Homework and dodgeball: Club helps kids with academics, activities and health
Vince Lovato
Leader reporter
vlovato@leaderadvertiser.com
POLSON – About 40 Boys and Girls Club members sit quietly reading books and doing homework in the basement of St. Andrew Episcopal Church.
It is the quiet before the storm.
Unit Director Claire Gutschenritter suddenly declares that activities will begin.
And kindergarteners to teenagers start their transition, satisfied that their academic chores are complete.
“My mom and dad want us to come here and get my homework done,” said Linderman Elementary School student David Bjorge, under his flaming red hair. He wears a University of Nebraska sweatshirt just because his principal attended Kansas. “We also get to play dodgeball a lot.”
With all the bustle and enthusiasm, it’s hard to believe the program was on the ropes last fall.
“August of 2013 was a critical time,” said club board member Michal Delgado. “And the misconception is that many people think we get funding from the schools or from the national organization or government. We do get some grant funding from (the Department of Justice) but not enough to sustain the club that’s growing as fast as ours is.”

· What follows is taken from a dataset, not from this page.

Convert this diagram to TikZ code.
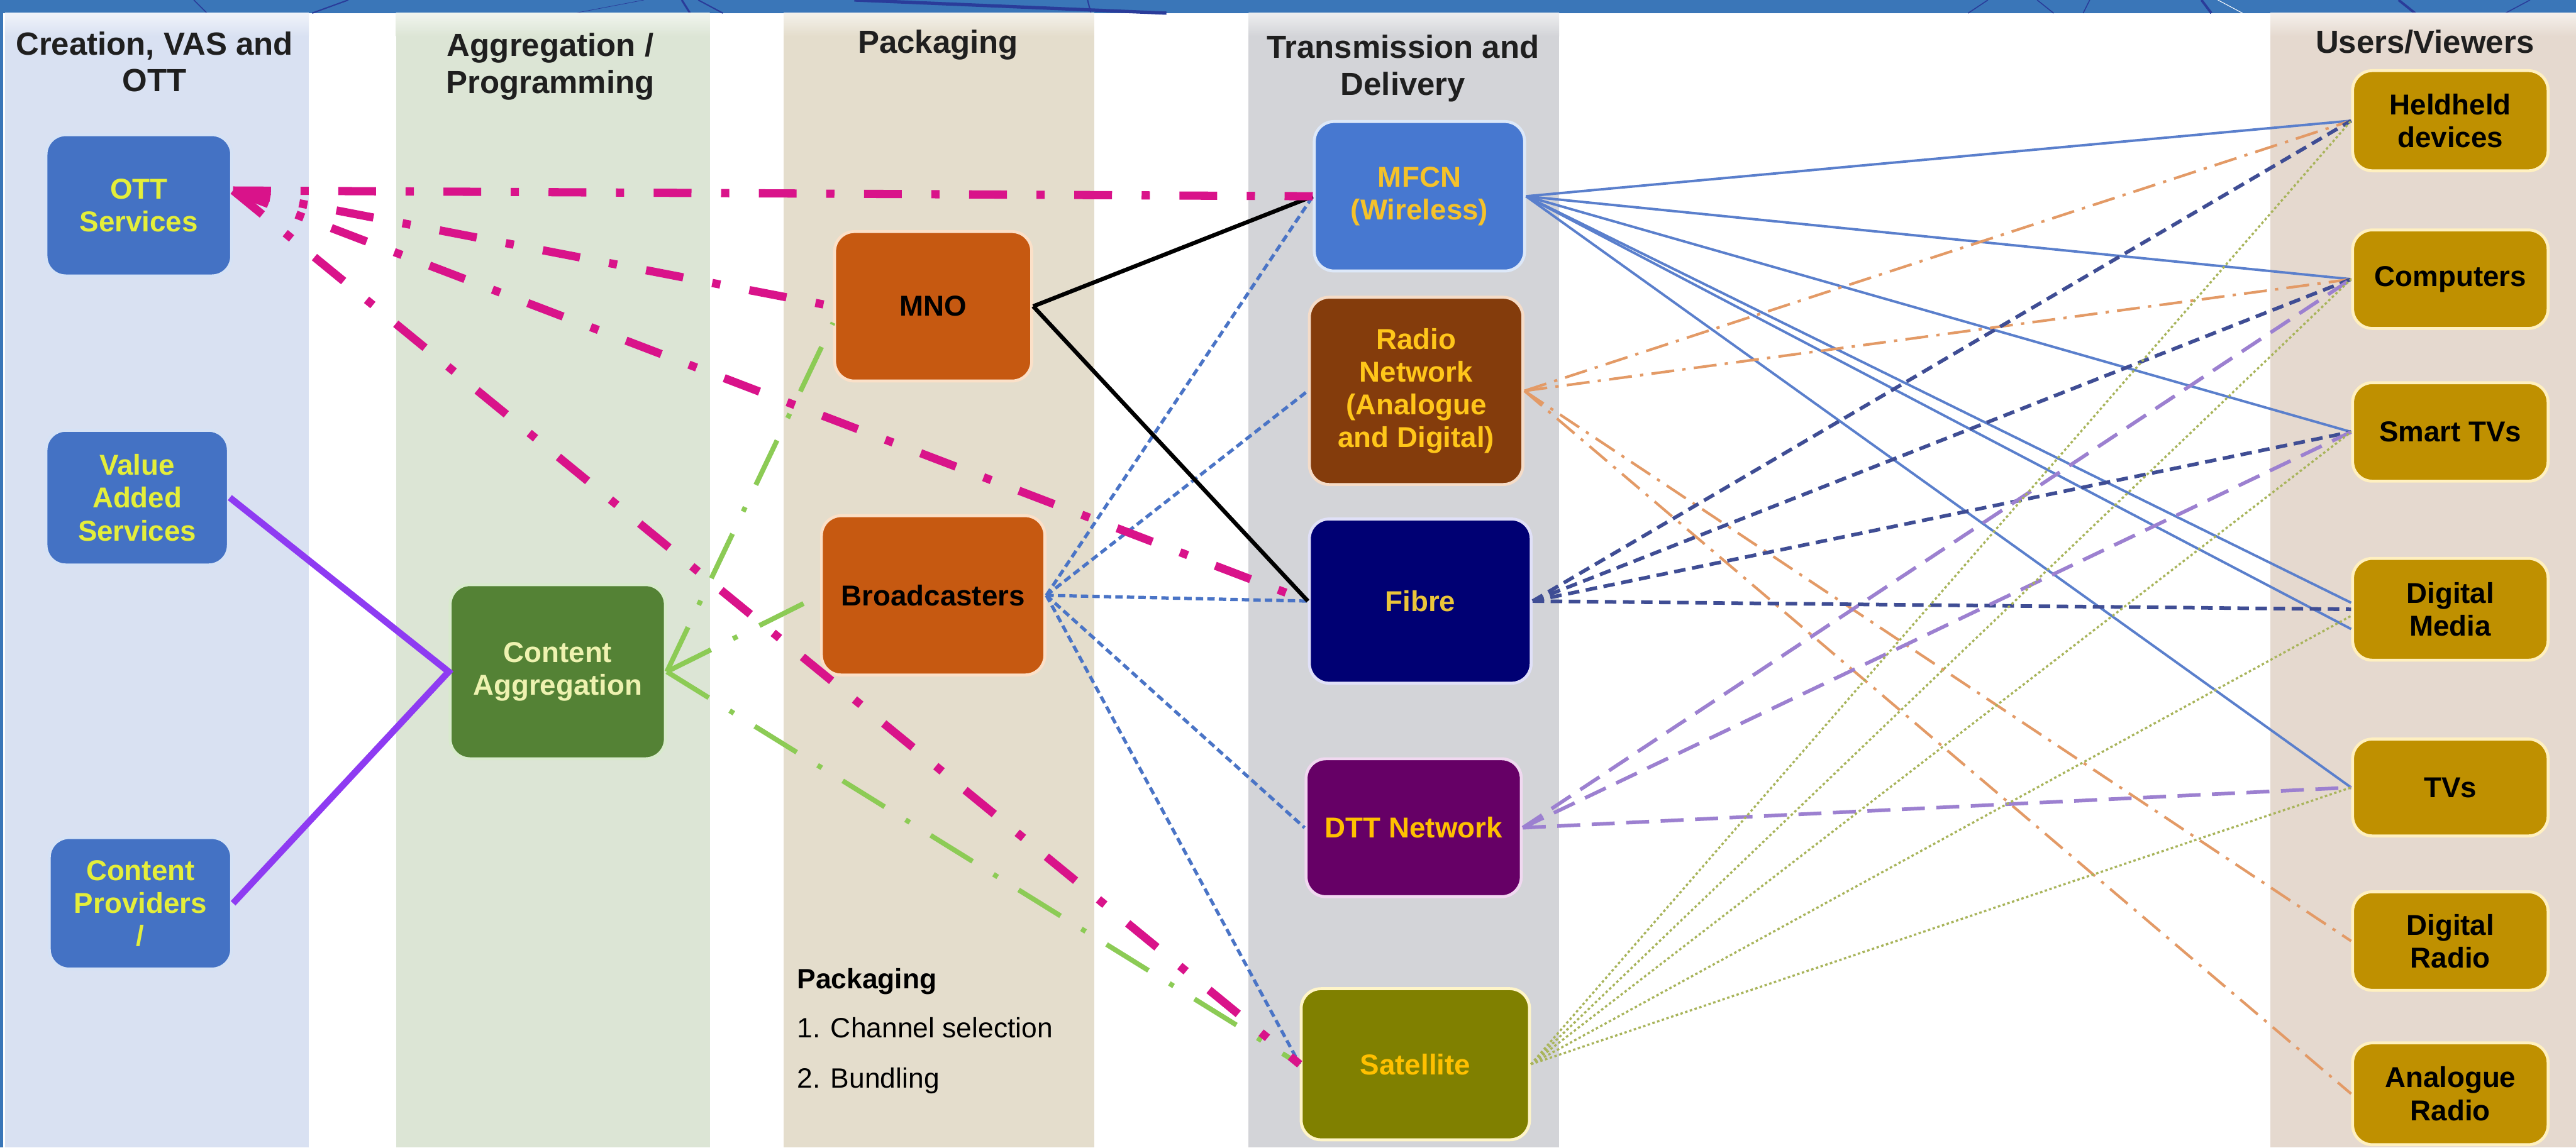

Without key personnel and an unclear future for funding, the board worked feverishly to bring on Gutschenritter, who runs the education and activities programs and started Sept. 30, and Executive Director Aric Cooksley, who started in February.
“We’re not necessarily in better shape financially, but what we have key personnel in place with Aric and Claire, who really embraced our club and our Polson kids,” Delgado said. “She is so well-grounded in skill and leadership of the kids and how this program benefits them and she continues to achieve goals of academic success, citizenship and healthy lifestyles, while making it a place where kids want to be, not where they have to be.”
Rainn Brisbin, 9, a fourth grader at Linderman Elementary School, said she attended an after-school program at school but that ended.
Now she likes to get her homework done so she can, “play dodgeball and hang with my friends.”
The number of club members doubled since Gutschenritter, 29, started delivering a more structured program that rewards kids for their own diligence.
“The culture at the club is not that you can go there and run wild. There was a lot of resentment for changes I made when I came,” she said. “They moaned at everything I did. But growing together helped a lot as they accepted me as a leader.”
She immediately got rid of the TV and started cooperative games to help the students learn to work together and trust each other. She also has them read and complete homework before activities start. There are also consequences for bad behavior, which include “Dirty Duty” -- cleaning the activities and snack areas.
When the older kids complained that the co-op games were too juvenile, she met with them and they decided to do some clean up work together to learn the same skills. With every positive day of cooperation, the members, as a group, earn their way to a pizza party.
“The kids are guiding it and I’m getting a lot of positive feedback,” said Gutschenritter, a newlywed and mother. “They really like an achievable task they can be successful at in a short amount of time.”
She tries to balance hard work with rewards to teach the members what to expect as they grow older.
“Life is not all fun. You have to manage expectations,” said Gutschenritter, who graduated from Northwestern and earned her masters at the University of Montana. “When you actually reap the benefits of your own hard work no one has to tell you what you can and can’t do. You will find your own interests.”
More kids means the board and director have to keep funding streaming in.
The club started a 20-2000 campaign, asking donors to pledge $20 a month with the goal of getting at least 2,000 donations every month.
“That would allow us to know what to expect for a budget every month,” Delgado said.